Équation orwellienne : la guerre c’est la paix ; Charlie c’est la liberté d’expression ; tout le monde il est li Fronce, tout le monde il est Charlie, tout le monde il est la liberté d’expression.

Nat’Charlie Saint-Cricq, le quota « potelées » du service public, nous explique tranquillement qu’il faut repérer et traiter ceux qui ne sont pas Charlie. Liberté d’expression ?

Bernard Charliz’neuve nous sort de son képi la création d’un cyber-préfet pour fliquer les propos circulant sur Internet. Liberté d’expression ?

Dieudonné voit débarquer dix Robocops chez lui un beau matin et se retrouve en garde à vue pour une blague. Liberté d’expression ?

Jean Roucas est interdit de spectacle à St-Pierre-des-Corps, parce qu’il soutient Marine Le Pen. Liberté d’expression ?

Il faut croire que oui. Tous nos moutons Charlie-Charlot bêlant en chœur ont bien retenu la leçon du bolchevique Éluard : Liberté, ils ne te défendent pas, ils ne t’incarnent pas, non… ils se contentent d’écrire ton nom. Et basta ! Leur petit crayon rangé, leur conscience tranquillisée, ils peuvent ainsi rentrer chez eux en se disant que finalement la guerre est encore loin, sous le regard bienveillant de Big Brother qui, n’en doutons pas, lui aussi est Charlie.

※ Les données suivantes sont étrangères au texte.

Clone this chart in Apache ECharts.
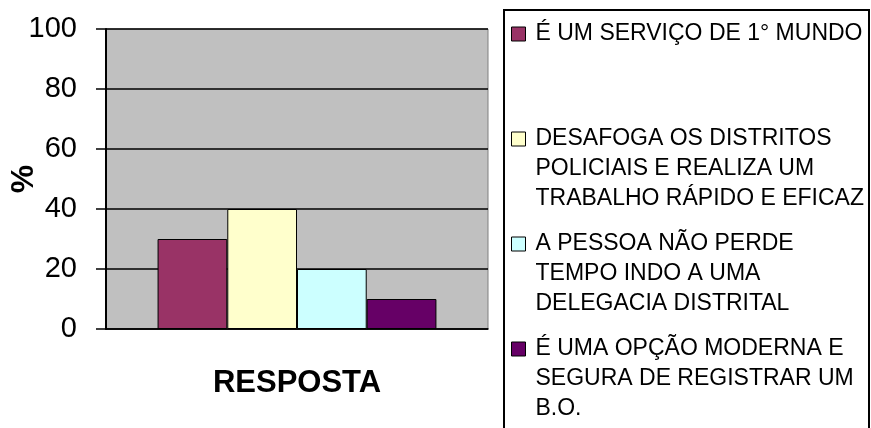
<!DOCTYPE html>
<html>
<head>
<meta charset="utf-8">
<script src="https://cdn.jsdelivr.net/npm/echarts@6/dist/echarts.min.js"></script>
<style>
    html, body { margin: 0; padding: 0; background: #fff; }
    #chart { width: 871px; height: 428px; }
</style>
</head>
<body>
<div id="chart"></div>
<script>
// dados do gráfico
var categorias = [''];
var nomes = [
    'É UM SERVIÇO DE 1° MUNDO',
    'DESAFOGA OS DISTRITOS POLICIAIS E REALIZA UM TRABALHO RÁPIDO E EFICAZ',
    'A PESSOA NÃO PERDE TEMPO INDO A UMA DELEGACIA DISTRITAL',
    'É UMA OPÇÃO MODERNA E SEGURA DE REGISTRAR UM B.O.'
];
var linhasLegenda = [
    ['É UM SERVIÇO DE 1° MUNDO', '', ''],
    ['DESAFOGA OS DISTRITOS', 'POLICIAIS E REALIZA UM', 'TRABALHO RÁPIDO E EFICAZ'],
    ['A PESSOA NÃO PERDE', 'TEMPO INDO A UMA', 'DELEGACIA DISTRITAL'],
    ['É UMA OPÇÃO MODERNA E', 'SEGURA DE REGISTRAR UM', 'B.O.']
];
var valores = [30, 40, 20, 10];
var cores = ['#993366', '#FFFFCC', '#CCFFFF', '#660066'];
var yTicks = [0, 20, 40, 60, 80, 100];

var chart = echarts.init(document.getElementById('chart'));

var series = [];
for (var i = 0; i < nomes.length; i++) {
    series.push({
        name: nomes[i],
        type: 'bar',
        data: [valores[i]],
        barGap: 0,
        barCategoryGap: '27%',
        itemStyle: {
            color: cores[i],
            borderColor: '#000',
            borderWidth: 1
        },
        emphasis: { disabled: true }
    });
}

var option = {
    animation: false,
    textStyle: { fontFamily: 'Liberation Sans, Arial, sans-serif' },
    grid: {
        left: 106,
        top: 29,
        right: 383,
        bottom: 99,
        outerBoundsMode: 'none',
        containLabel: false,
        show: true,
        backgroundColor: '#C0C0C0',
        borderColor: '#808080',
        borderWidth: 1
    },
    legend: {
        orient: 'vertical',
        left: 511,
        top: -41,
        padding: 0,
        itemGap: -45,
        itemWidth: 14,
        itemHeight: 14,
        selectedMode: false,
        icon: 'rect',
        itemStyle: { borderColor: '#000', borderWidth: 1 },
        textStyle: {
            fontFamily: 'Liberation Sans, Arial, sans-serif',
            fontSize: 23,
            lineHeight: 30,
            color: '#000',
            padding: [0, 0, 0, 5]
        },
        formatter: function (name) {
            var idx = nomes.indexOf(name);
            // duas linhas vazias antes para alinhar o ícone com a primeira linha
            return '\n\n' + linhasLegenda[idx].join('\n');
        },
        data: nomes
    },
    graphic: [{
        type: 'rect',
        shape: { x: 504, y: 10, width: 365, height: 430 },
        style: { fill: 'none', stroke: '#000', lineWidth: 2 },
        silent: true
    }],
    xAxis: {
        type: 'category',
        data: categorias,
        name: 'RESPOSTA',
        nameLocation: 'middle',
        nameGap: 39,
        nameMoveOverlap: false,
        nameTextStyle: {
            fontFamily: 'Liberation Sans, Arial, sans-serif',
            fontSize: 31,
            fontWeight: 'bold',
            color: '#000'
        },
        axisLine: { show: true, lineStyle: { color: '#000', width: 1.5 } },
        axisTick: { show: false },
        axisLabel: { show: false },
        splitLine: { show: false }
    },
    yAxis: {
        type: 'value',
        min: yTicks[0],
        max: yTicks[yTicks.length - 1],
        interval: 20,
        name: '%',
        nameLocation: 'middle',
        nameRotate: 90,
        nameGap: 66,
        nameMoveOverlap: false,
        nameTextStyle: {
            fontFamily: 'Liberation Sans, Arial, sans-serif',
            fontSize: 32,
            fontWeight: 'bold',
            color: '#000'
        },
        axisLine: { show: true, lineStyle: { color: '#000', width: 2 } },
        axisTick: { show: true, length: 10, lineStyle: { color: '#000', width: 1.5 } },
        axisLabel: {
            margin: 29,
            fontSize: 29,
            color: '#000',
            fontFamily: 'Liberation Sans, Arial, sans-serif'
        },
        splitLine: { show: true, lineStyle: { color: '#000', width: 1.5 } }
    },
    series: series
};

chart.setOption(option);
</script>
</body>
</html>
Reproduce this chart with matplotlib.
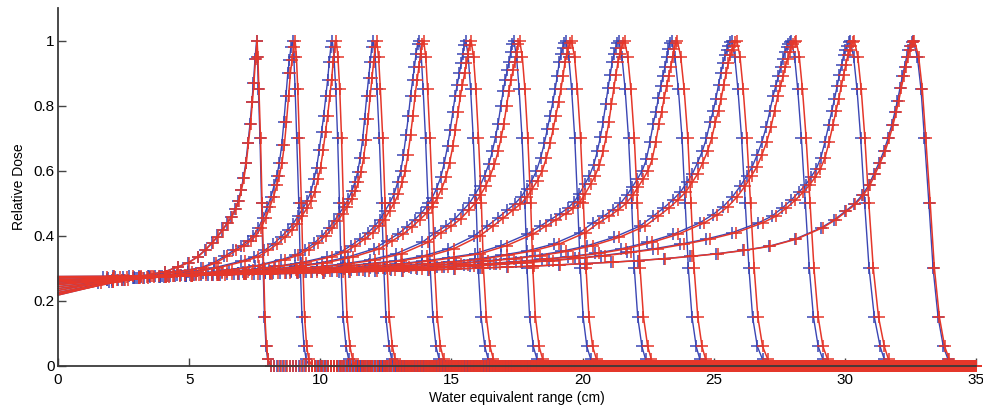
import numpy as np
import matplotlib
matplotlib.use("Agg")
import matplotlib.pyplot as plt

plt.rcParams['font.family'] = ['Liberation Sans', 'DejaVu Sans']

# Bragg peak depth (cm) for each of the 14 energies (blue set)
peak_cm = [7.57, 8.94, 10.46, 12.02, 13.77, 15.55, 17.38, 19.36, 21.38, 23.39, 25.68, 27.96, 30.20, 32.60]
# the red set sits a little deeper
red_shift_cm = [0.02, 0.10, 0.15, 0.13, 0.17, 0.20, 0.22, 0.22, 0.22, 0.22, 0.20, 0.18, 0.16, 0.05]

# dose at the surface (x = 0)
entrance_dose = [0.218, 0.222, 0.226, 0.232, 0.238, 0.244, 0.250, 0.254, 0.258, 0.262, 0.265, 0.270, 0.272, 0.275]

# plateau, read at residual range (cm before the peak); row i holds the first len(row) residuals
plateau_residual = [3.5, 4.5, 5.5, 6.5, 7.5, 8.5, 9.5, 10.5, 11.5, 12.5, 13.5, 14.5, 15.5, 16.5,
                    17.5, 18.5, 19.5, 20.5, 21.5, 22.5, 23.5, 24.5, 25.5, 26.5, 27.5, 28.5, 29.5, 30.5]
plateau_dose = [
    [0.290, 0.275, 0.258],
    [0.302, 0.289, 0.276, 0.263],
    [0.322, 0.302, 0.288, 0.278, 0.269, 0.259],
    [0.327, 0.308, 0.296, 0.286, 0.279, 0.272, 0.265, 0.256],
    [0.336, 0.318, 0.306, 0.296, 0.289, 0.283, 0.277, 0.271, 0.264],
    [0.360, 0.335, 0.318, 0.306, 0.297, 0.290, 0.285, 0.280, 0.275, 0.270, 0.263],
    [0.380, 0.345, 0.326, 0.314, 0.305, 0.298, 0.292, 0.287, 0.282, 0.278, 0.274, 0.270, 0.264],
    [0.400, 0.360, 0.337, 0.323, 0.315, 0.306, 0.299, 0.294, 0.289, 0.285, 0.281, 0.278, 0.274, 0.270,
     0.265],
    [0.405, 0.370, 0.345, 0.333, 0.322, 0.313, 0.307, 0.301, 0.296, 0.291, 0.287, 0.284, 0.281, 0.278,
     0.275, 0.271, 0.267],
    [0.410, 0.375, 0.354, 0.340, 0.328, 0.320, 0.313, 0.307, 0.302, 0.298, 0.294, 0.290, 0.286, 0.283,
     0.281, 0.278, 0.276, 0.273, 0.269],
    [0.430, 0.395, 0.370, 0.352, 0.339, 0.330, 0.322, 0.315, 0.309, 0.304, 0.300, 0.296, 0.292, 0.289,
     0.286, 0.283, 0.281, 0.279, 0.277, 0.275, 0.272],
    [0.440, 0.405, 0.380, 0.360, 0.346, 0.336, 0.328, 0.321, 0.315, 0.310, 0.305, 0.301, 0.298, 0.295,
     0.292, 0.289, 0.286, 0.284, 0.282, 0.280, 0.278, 0.277, 0.275],
    [0.440, 0.410, 0.390, 0.374, 0.360, 0.349, 0.339, 0.331, 0.324, 0.318, 0.312, 0.307, 0.303, 0.299,
     0.296, 0.293, 0.290, 0.288, 0.286, 0.284, 0.282, 0.280, 0.279, 0.277, 0.276, 0.274],
    [0.425, 0.390, 0.368, 0.355, 0.345, 0.337, 0.330, 0.324, 0.319, 0.315, 0.311, 0.307, 0.304, 0.301,
     0.298, 0.295, 0.293, 0.291, 0.289, 0.287, 0.285, 0.283, 0.282, 0.280, 0.279, 0.278, 0.277, 0.276],
]

# proximal rise: offsets from the peak (cm) and dose at each offset
rise_offset = [-3.0, -2.6, -2.25, -1.95, -1.7, -1.5, -1.3, -1.12, -0.96, -0.82,
               -0.7, -0.6, -0.5, -0.41, -0.33, -0.25, -0.18, -0.12, -0.06, 0.0]
rise_dose = [
    [0.305, 0.318, 0.336, 0.358, 0.379, 0.398, 0.419, 0.440, 0.459, 0.482,
     0.506, 0.540, 0.578, 0.625, 0.685, 0.745, 0.810, 0.870, 0.945, 1.0],
    [0.318, 0.337, 0.355, 0.370, 0.385, 0.400, 0.425, 0.455, 0.490, 0.520,
     0.555, 0.585, 0.625, 0.680, 0.750, 0.830, 0.900, 0.940, 0.980, 1.0],
    [0.335, 0.355, 0.375, 0.397, 0.418, 0.437, 0.462, 0.485, 0.508, 0.535,
     0.575, 0.610, 0.665, 0.720, 0.770, 0.830, 0.880, 0.935, 0.980, 1.0],
    [0.340, 0.358, 0.378, 0.400, 0.423, 0.445, 0.468, 0.490, 0.512, 0.537,
     0.565, 0.595, 0.640, 0.695, 0.760, 0.830, 0.885, 0.935, 0.980, 1.0],
    [0.350, 0.370, 0.390, 0.410, 0.430, 0.450, 0.477, 0.502, 0.528, 0.565,
     0.600, 0.650, 0.710, 0.770, 0.830, 0.880, 0.920, 0.960, 0.990, 1.0],
    [0.385, 0.405, 0.428, 0.450, 0.470, 0.490, 0.515, 0.545, 0.580, 0.625,
     0.675, 0.725, 0.780, 0.830, 0.865, 0.900, 0.930, 0.960, 0.988, 1.0],
    [0.410, 0.430, 0.452, 0.478, 0.500, 0.525, 0.552, 0.585, 0.620, 0.660,
     0.705, 0.745, 0.800, 0.845, 0.880, 0.910, 0.935, 0.965, 0.990, 1.0],
    [0.430, 0.455, 0.478, 0.498, 0.520, 0.545, 0.570, 0.600, 0.640, 0.685,
     0.730, 0.770, 0.810, 0.850, 0.890, 0.935, 0.960, 0.978, 0.994, 1.0],
    [0.430, 0.450, 0.468, 0.485, 0.505, 0.530, 0.558, 0.585, 0.618, 0.660,
     0.705, 0.750, 0.805, 0.855, 0.895, 0.935, 0.960, 0.978, 0.994, 1.0],
    [0.440, 0.460, 0.480, 0.500, 0.525, 0.550, 0.575, 0.600, 0.635, 0.690,
     0.745, 0.780, 0.825, 0.860, 0.890, 0.920, 0.950, 0.975, 0.994, 1.0],
    [0.460, 0.485, 0.510, 0.535, 0.565, 0.590, 0.625, 0.660, 0.700, 0.750,
     0.785, 0.822, 0.865, 0.900, 0.930, 0.955, 0.972, 0.985, 0.996, 1.0],
    [0.465, 0.490, 0.520, 0.553, 0.585, 0.612, 0.650, 0.690, 0.735, 0.785,
     0.830, 0.860, 0.890, 0.920, 0.945, 0.965, 0.980, 0.990, 0.997, 1.0],
    [0.460, 0.485, 0.510, 0.535, 0.557, 0.580, 0.605, 0.640, 0.690, 0.740,
     0.785, 0.820, 0.860, 0.895, 0.925, 0.955, 0.972, 0.985, 0.996, 1.0],
    [0.450, 0.475, 0.497, 0.525, 0.555, 0.590, 0.625, 0.660, 0.700, 0.740,
     0.780, 0.815, 0.855, 0.890, 0.920, 0.950, 0.970, 0.985, 0.996, 1.0],
]

# distal fall-off: distance past the peak (cm) where each dose level is reached
fall_level = [0.95, 0.85, 0.7, 0.5, 0.3, 0.15, 0.06, 0.02]
fall_offset = [
    [0.03, 0.07, 0.13, 0.19, 0.25, 0.30, 0.36, 0.42],
    [0.05, 0.10, 0.16, 0.24, 0.30, 0.36, 0.44, 0.52],
    [0.06, 0.13, 0.20, 0.27, 0.33, 0.41, 0.52, 0.62],
    [0.07, 0.14, 0.23, 0.32, 0.40, 0.48, 0.60, 0.70],
    [0.08, 0.15, 0.24, 0.34, 0.42, 0.52, 0.64, 0.76],
    [0.09, 0.18, 0.28, 0.39, 0.47, 0.58, 0.72, 0.85],
    [0.10, 0.20, 0.31, 0.42, 0.50, 0.60, 0.74, 0.88],
    [0.11, 0.22, 0.34, 0.45, 0.55, 0.66, 0.80, 0.95],
    [0.12, 0.24, 0.37, 0.49, 0.59, 0.72, 0.88, 1.02],
    [0.13, 0.26, 0.40, 0.52, 0.64, 0.78, 0.94, 1.08],
    [0.12, 0.24, 0.38, 0.52, 0.66, 0.80, 0.98, 1.18],
    [0.12, 0.24, 0.38, 0.53, 0.68, 0.84, 1.02, 1.20],
    [0.13, 0.26, 0.40, 0.55, 0.72, 0.92, 1.14, 1.30],
    [0.16, 0.30, 0.43, 0.60, 0.76, 0.95, 1.15, 1.33],
]

# zero-dose readings beyond the range, every 0.12 cm out to 35 cm
tail_step = 0.12
x_end = 35.0

blue = '#3b46b4'
red = '#e5372a'


def curve(i, shift):
    p = peak_cm[i] + shift
    n = len(plateau_dose[i])
    plat_x = [p - r for r in plateau_residual[:n]][::-1]
    plat_y = plateau_dose[i][::-1]
    depth = [0.0] + plat_x + [p + o for o in rise_offset] + [p + o for o in fall_offset[i]]
    tail = np.arange(depth[-1] + tail_step, x_end + 1e-6, tail_step)
    depth = np.concatenate([depth, tail])
    dose = np.concatenate([[entrance_dose[i]], plat_y, rise_dose[i], fall_level, np.zeros(len(tail))])
    return depth, dose


fig = plt.figure(figsize=(9.83, 4.08), dpi=100)
ax = fig.add_axes([0.059, 0.103, 0.934, 0.877])

for i in range(len(peak_cm)):
    x, y = curve(i, 0.0)
    ax.plot(x, y, color=blue, lw=1.0, marker='+', ms=8, mew=1.1,
            markevery=slice(1, None), clip_on=False)
for i in range(len(peak_cm)):
    x, y = curve(i, red_shift_cm[i])
    ax.plot(x, y, color=red, lw=1.1, marker='+', ms=8, mew=1.1,
            markevery=slice(1, None), clip_on=False)

ax.set_xlim(0, 35)
ax.set_ylim(0, 1.1)
ax.set_xticks(np.arange(0, 36, 5))
ax.set_yticks([0, 0.2, 0.4, 0.6, 0.8, 1.0])
ax.set_yticklabels(['0', '0.2', '0.4', '0.6', '0.8', '1'])
ax.spines['top'].set_visible(False)
ax.spines['right'].set_visible(False)
for s in ('left', 'bottom'):
    ax.spines[s].set_color('#3a3a3a')
    ax.spines[s].set_linewidth(1.3)
ax.tick_params(axis='y', direction='in', length=6, width=1, color='#444444', labelsize=11, pad=2.5)
ax.tick_params(axis='x', direction='in', length=6, width=1, color='#444444', labelsize=11, pad=5)
ax.set_xlabel('Water equivalent range (cm)', fontsize=10, labelpad=3)
ax.set_ylabel('Relative Dose', fontsize=10, labelpad=5)

plt.savefig('out.png', dpi=100)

Eh bien, désolé, ce sera sans moi : je ne ressens pas le besoin d’aller trémousser mon popotin à votre grand bal des faux-culs ; je resterai à la maison, peinard, fumant cigare sur cigare, un cognac à la main, avec une pensée taquine pour Charlie Évin. Sans doute, un de ces quatre matins, la milice Charlie viendra me déloger et me conduira en camp de rééducation-par-le-rire, et tout ça au nom de la Liberté – mot vidé de son sens qui figurera d’ailleurs dans l’intitulé législatif du Patriot Act à la Française.

Mais en attendant d’être raflé pour la bonne cause et sans amalgame, je me relirai, seul dans mon coin, quelques pages savoureuses de ce bon vieux Muray sur les marches citoyennes, tout en sifflotant un air de Gilbert Bécaud… Mince, il y avait des paroles là-dessus… Qu’est-ce que c’était, déjà ? Ah oui ! « Charlie, t’iras pas au Paradis. »(**).

 Léopold Gauthier
21/01/2015

Notes de la rédaction

Un aimable canular : Jean-Baptiste Botul est un philosophe fictif créé en 1995 par Frédéric Pagès et ses amis de l’Association des amis de Jean-Baptiste Botul. Originellement, l’œuvre de Botul constitue un canular littéraire. Botul et sa théorie philosophique (le botulisme) étant une plaisanterie renvoyant au botulisme, une maladie liée à la toxine botulique. (Voir fiche Wikipédia.)

Une fantaisie : Charlie, T’iras pas au paradis.